Now my son is 6 months and began sleeping thru (10pm - 5am) at about 10 weeks. It was great! He had a set back when he caught a cold around 4 months but now he sleeps from 8:30pm - 5am almost every night and when I feed him at 5 he goes back to sleep for 1.5-3 hours. I am breastfeeding him on demand just like I did with his sister.
I have noticed though if I do bring him in bed with us because of a random middle of the night waking he tries to eat every 2 hours. I think he can smell the milk and so instead of just going back to sleep after each cycle he wants to be nursed to sleep.
IMO some kids get into the habit of waking and they really do need to be trained to sleep through. I am not a fan of full blown CIO where you just leave the baby by themself to cry. However there are lots of different methods out there to try.
Andrea - posted on 06/06/2012
Oh don't worry - I understand. I'm not a fan of the CIO method - although, it depends on how desperate I am I guess, haha. But it's hard no matter what. Just know there is nothing wrong with what you are doing or your baby - every baby picks a different time to just finally make it all night. My babies cry a bit in their sleep, so I always wait just a little bit in the night (2-3 mins) to make sure they are really awake and not going back to sleep - if you are doing that, there is not much else I can suggest. I hope the best for you, this too shall pass.

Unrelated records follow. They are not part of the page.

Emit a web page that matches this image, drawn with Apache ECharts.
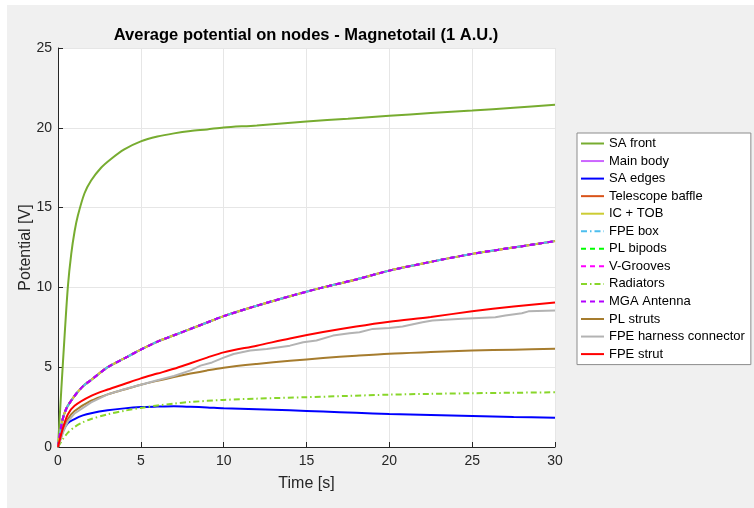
<!DOCTYPE html>
<html>
<head>
<meta charset="utf-8">
<script src="https://cdn.jsdelivr.net/npm/echarts@6/dist/echarts.min.js"></script>
<style>
html,body{margin:0;padding:0;background:#fff;}
#bg{position:absolute;left:7px;top:5px;width:747px;height:503px;background:#f0f0f0;}
#chart{position:absolute;left:0;top:0;width:754px;height:508px;}
</style>
</head>
<body>
<div id="bg"></div>
<div id="chart"></div>
<script>
// ---- data ----
var seriesNames = ['SA front','Main body','SA edges','Telescope baffle','IC + TOB','FPE box','PL bipods','V-Grooves','Radiators','MGA Antenna','PL struts','FPE harness connector','FPE strut'];
var xTicks = [0,5,10,15,20,25,30];
var yTicks = [0,5,10,15,20,25];

var tSAfront = [0,0.2,0.4,0.6,0.8,1.0,1.2,1.6,2,2.6,3.2,4,5,6,7,8,9,10,12,15,17.5,20,22.5,25,27.5,30];
var vSAfront = [0,3.6,7.0,10.1,12.1,13.5,14.5,15.9,16.7,17.5,18.05,18.65,19.15,19.45,19.65,19.8,19.9,20.02,20.15,20.4,20.56,20.75,20.92,21.08,21.26,21.44];

// shared curve for the overlapping nodes (Main body, Telescope baffle, IC+TOB, FPE box, PL bipods, V-Grooves, MGA Antenna)
var tShared = [0,0.25,0.5,1,1.5,2,3,4,5,6,7,8,9,10,12,14,16,18,20,22.5,25,27.5,30];
var vShared = [0,1.6,2.4,3.2,3.8,4.2,5.0,5.55,6.1,6.6,7.0,7.4,7.8,8.2,8.85,9.45,10.0,10.5,11.05,11.6,12.1,12.5,12.9];

var tSAedges = [0,0.3,0.6,1,1.5,2,3,4,5,6,7,8,9,10,12,14,16,18,20,22.5,25,27.5,30];
var vSAedges = [0,1.0,1.5,1.75,1.98,2.12,2.3,2.42,2.5,2.53,2.55,2.52,2.48,2.43,2.37,2.3,2.22,2.14,2.07,2.0,1.94,1.88,1.83];

var tRadiators = [0,0.3,0.6,1,1.5,2,3,4,5,6,7,8,10,12,15,17.5,20,22.5,25,27.5,30];
var vRadiators = [0,0.5,0.9,1.25,1.55,1.75,2.05,2.27,2.45,2.6,2.72,2.82,2.95,3.03,3.12,3.2,3.28,3.33,3.37,3.4,3.43];

var tPLstruts = [0,0.3,0.6,1,2,3,4,5,6,7,8,9,10,12,14,16,18,20,22.5,25,27.5,30];
var vPLstruts = [0,1.0,1.75,2.25,2.9,3.3,3.6,3.9,4.15,4.38,4.6,4.8,4.97,5.2,5.4,5.57,5.72,5.85,5.95,6.04,6.1,6.15];

var tHarness = [0,0.3,0.6,1,2,3,4,5,6,7,8,8.6,9.3,10,10.6,11.6,12.6,14,14.8,15.6,16.6,17.6,18.2,19,20,20.8,22,22.6,24.4,25.4,26.4,27,28,28.4,30];
var vHarness = [0,0.9,1.6,2.1,2.8,3.3,3.62,3.9,4.18,4.45,4.8,5.1,5.3,5.6,5.83,6.04,6.14,6.35,6.56,6.67,6.98,7.13,7.19,7.4,7.46,7.55,7.82,7.92,8.03,8.09,8.13,8.24,8.38,8.5,8.55];

var tFPEstrut = [0,0.3,0.6,1,2,3,4,5,6,7,8,9,10,12,14,16,18,20,22.5,25,27.5,30];
var vFPEstrut = [0,1.2,2.05,2.58,3.2,3.6,3.95,4.3,4.6,4.9,5.25,5.6,5.93,6.35,6.8,7.2,7.55,7.85,8.15,8.5,8.8,9.06];

// ---- build ----
function pairs(t, v){ return t.map(function(x,i){ return [x, v[i]]; }); }

var styles = [
  {c:'#77ac30', type:'solid', t:tSAfront, v:vSAfront},
  {c:'#cc66ff', type:'solid', t:tShared, v:vShared},
  {c:'#0000ff', type:'solid', t:tSAedges, v:vSAedges},
  {c:'#d95319', type:'solid', t:tShared, v:vShared},
  {c:'#cccc33', type:'solid', t:tShared, v:vShared},
  {c:'#4dbeee', type:[6,3,1.5,3], t:tShared, v:vShared},
  {c:'#00ff00', type:[5,4], t:tShared, v:vShared},
  {c:'#ff00ff', type:[5,4], t:tShared, v:vShared},
  {c:'#88d62a', type:[6,3,1.5,3], t:tRadiators, v:vRadiators},
  {c:'#b300ff', type:[5,4], t:tShared, v:vShared},
  {c:'#a67c2e', type:'solid', t:tPLstruts, v:vPLstruts},
  {c:'#b3b3b3', type:'solid', t:tHarness, v:vHarness, nosmooth:true},
  {c:'#ff0000', type:'solid', t:tFPEstrut, v:vFPEstrut}
];

var series = styles.map(function(s, i){
  return {
    name: seriesNames[i],
    type: 'line',
    data: pairs(s.t, s.v),
    showSymbol: false,
    symbol: 'none',
    smooth: s.nosmooth ? false : 0.3,
    color: s.c,
    lineStyle: {color: s.c, width: 2, type: s.type},
    animation: false
  };
});

var font = 'Liberation Sans, Arial, Helvetica, sans-serif';
var chart = echarts.init(document.getElementById('chart'), null, {renderer:'canvas'});
chart.setOption({
  animation: false,
  backgroundColor: 'transparent',
  title: {
    text: 'Average potential on nodes - Magnetotail (1 A.U.)',
    left: 306, top: 27, textAlign: 'center', padding: 0,
    textStyle: {fontFamily: font, fontSize: 16.5, fontWeight: 'bold', color: '#000'}
  },
  grid: {left: 58, right: 199, top: 48, bottom: 61, show: true, backgroundColor: '#fff', borderWidth: 0},
  legend: {
    data: seriesNames,
    orient: 'vertical',
    left: 577, top: 133,
    padding: [4, 6, 4, 3],
    itemWidth: 23, itemHeight: 13, itemGap: 4.55,
    backgroundColor: '#fff',
    borderColor: '#8c8c8c', borderWidth: 1,
    itemStyle: {opacity: 0},
    textStyle: {fontFamily: font, fontSize: 13, color: '#000'}
  },
  xAxis: {
    type: 'value', min: 0, max: 30, interval: 5,
    name: 'Time [s]', nameLocation: 'middle', nameGap: 29, nameMoveOverlap: false,
    nameTextStyle: {fontFamily: font, fontSize: 16, color: '#262626'},
    axisLine: {show: true, lineStyle: {color: '#262626', width: 1}},
    axisTick: {show: true, inside: true, length: 5, lineStyle: {color: '#262626'}},
    axisLabel: {fontFamily: font, fontSize: 14, color: '#262626', margin: 7},
    splitLine: {show: true, lineStyle: {color: '#e6e6e6', width: 1}}
  },
  yAxis: {
    type: 'value', min: 0, max: 25, interval: 5,
    name: 'Potential [V]', nameLocation: 'middle', nameGap: 24, nameRotate: 90, nameMoveOverlap: false,
    nameTextStyle: {fontFamily: font, fontSize: 16, color: '#262626'},
    axisLine: {show: true, lineStyle: {color: '#262626', width: 1}},
    axisTick: {show: true, inside: true, length: 5, lineStyle: {color: '#262626'}},
    axisLabel: {fontFamily: font, fontSize: 14, color: '#262626', margin: 6},
    splitLine: {show: true, lineStyle: {color: '#e6e6e6', width: 1}}
  },
  series: series
});
</script>
</body>
</html>
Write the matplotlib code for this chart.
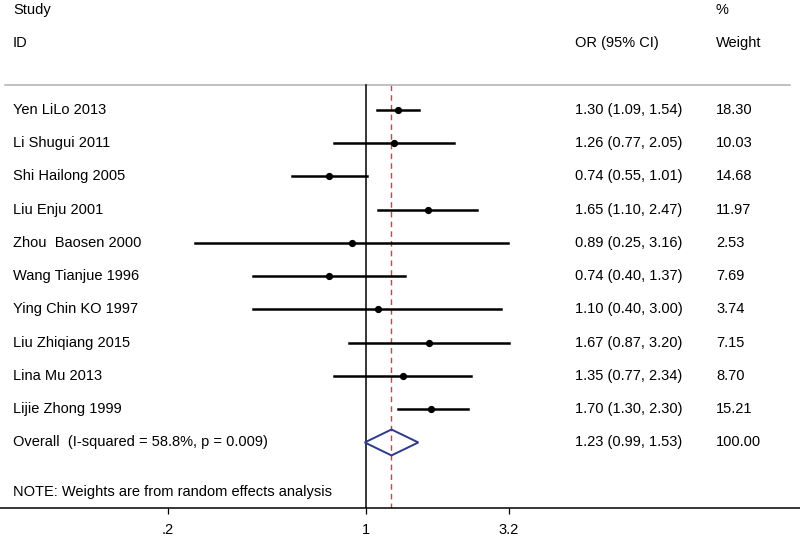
import matplotlib.pyplot as plt
import matplotlib.transforms as mtransforms
import numpy as np

plt.rcParams["font.family"] = ["Liberation Sans", "DejaVu Sans"]

studies = ["Yen LiLo 2013", "Li Shugui 2011", "Shi Hailong 2005", "Liu Enju 2001",
           "Zhou  Baosen 2000", "Wang Tianjue 1996", "Ying Chin KO 1997",
           "Liu Zhiqiang 2015", "Lina Mu 2013", "Lijie Zhong 1999"]
odds = [1.30, 1.26, 0.74, 1.65, 0.89, 0.74, 1.10, 1.67, 1.35, 1.70]
ci_low = [1.09, 0.77, 0.55, 1.10, 0.25, 0.40, 0.40, 0.87, 0.77, 1.30]
ci_high = [1.54, 2.05, 1.01, 2.47, 3.16, 1.37, 3.00, 3.20, 2.34, 2.30]
weights = [18.30, 10.03, 14.68, 11.97, 2.53, 7.69, 3.74, 7.15, 8.70, 15.21]

overall_label = "Overall  (I-squared = 58.8%, p = 0.009)"
overall_or, overall_lo, overall_hi = 1.23, 0.99, 1.53

x_ticks = [0.2, 1, 3.2]
x_ticklabels = [".2", "1", "3.2"]

FS = 10.5
X_ID = 13 / 800
X_OR = 575 / 800
X_W = 716 / 800

fig = plt.figure(figsize=(8.0, 5.39), dpi=100)
ax = fig.add_axes([0, 31 / 539, 1, 508 / 539])
ax.set_xscale("log")
ax.set_xlim(np.exp(-366 / 123), np.exp(434 / 123))
ax.set_ylim(11.97, -3.3)

for s in ["top", "left", "right"]:
    ax.spines[s].set_visible(False)
ax.spines["bottom"].set_linewidth(1.1)
ax.set_yticks([])
ax.set_xticks(x_ticks)
ax.set_xticklabels(x_ticklabels, fontsize=FS)
ax.xaxis.set_minor_locator(plt.NullLocator())
ax.tick_params(axis="x", direction="out", length=4.5, width=0.9, pad=6)

tr = mtransforms.blended_transform_factory(fig.transFigure, ax.transData)

# headers
ax.text(X_ID, -3, "Study", transform=tr, fontsize=FS, va="center")
ax.text(X_ID, -2, "ID", transform=tr, fontsize=FS, va="center")
ax.text(X_OR, -2, "OR (95% CI)", transform=tr, fontsize=FS, va="center")
ax.text(X_W, -3, "%", transform=tr, fontsize=FS, va="center")
ax.text(X_W, -2, "Weight", transform=tr, fontsize=FS, va="center")
ax.plot([5 / 800, 790 / 800], [-0.75, -0.75], transform=tr, color="#b0b0b0", lw=1.1)

# reference lines
ax.plot([1, 1], [-0.75, 12], color="black", lw=1.1, zorder=2)
ax.plot([overall_or, overall_or], [-0.75, 12], color="#b84a4a", lw=1.0,
        ls=(0, (4, 3)), zorder=1)

for i, name in enumerate(studies):
    ax.plot([ci_low[i], ci_high[i]], [i, i], color="black", lw=1.8, zorder=3)
    ax.plot(odds[i], i, "o", color="black", ms=4.2, zorder=4)
    ax.text(X_ID, i, name, transform=tr, fontsize=FS, va="center")
    ax.text(X_OR, i, f"{odds[i]:.2f} ({ci_low[i]:.2f}, {ci_high[i]:.2f})",
            transform=tr, fontsize=FS, va="center")
    ax.text(X_W, i, f"{weights[i]:.2f}", transform=tr, fontsize=FS, va="center")

row = len(studies)
ax.fill([overall_lo, overall_or, overall_hi, overall_or],
        [row, row - 0.39, row, row + 0.39], facecolor="none",
        edgecolor="#2b3990", lw=1.4, zorder=4)
ax.text(X_ID, row, overall_label, transform=tr, fontsize=FS, va="center")
ax.text(X_OR, row, f"{overall_or:.2f} ({overall_lo:.2f}, {overall_hi:.2f})",
        transform=tr, fontsize=FS, va="center")
ax.text(X_W, row, "100.00", transform=tr, fontsize=FS, va="center")

ax.text(X_ID, row + 1.5, "NOTE: Weights are from random effects analysis",
        transform=tr, fontsize=FS, va="center")

fig.savefig("out.png", dpi=100, facecolor="white")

User - posted on 06/06/2012
thanks for the reply. she has no soother or doesnt suck her fingers i wish she would cuddle a bear or blankie. or something to self soothe. and the cio method is hard as we live in an apartment. she screams once we dont go for a long time. first time mom so very hard
Andrea - posted on 06/05/2012
Breastfeeding actually has nothing to do with how long they sleep through the night. I breastfed my first daugher until I got pregnant with my second (16 mo) and she was sleeping through the night at 10 weeks. My second made it through the night at 9weeks, and I'm still nursing her. She is however now waking up a few nights a week, but goes right back. What tends to make a difference is where they are sleeping, how comfortable they are, how full they are, how sesative they are to noises (I use a fan for both my girls for white noise, and they both slept in a crib from 3-4 weeks on) AND their ability to sooth themselves.
Both of my sisters breastfed past a year and had their kids sleeping through the night at 6mo, but they both used the CIO method.
Both of my girls sucked their thumb, so I think that made a difference too - it helped them to self-sooth.
Every baby is different, there is no set of reasons why they would be waking up. Just know you don't have to wean to have them sleep through the night. However, sleeping in a separate room from you encourages sleep (they can't smell you). During the day, when you know they are SUPER tired and about to conk out - try nursing them, but pull off before they are asleep, lay them down gently (they may cry at this point) and let them cry just a little (leave the room quickly), they learn to sooth themselves to sleep like that (they are so tired, they don't tend to fight it as much), rather than always nursing.
Rebekah - posted on 06/05/2012
My son wakes once or occasionally twice a night too-- at 7.5 months. Both of my other kids did not sleep ALL night (11-12hrs) until I weaned them (at 10 months and 15 months). I'm not sure if it was my super ability to hear them and responding too soon, or what, but as long as I breastfed I was getting up at least once a night to nurse them.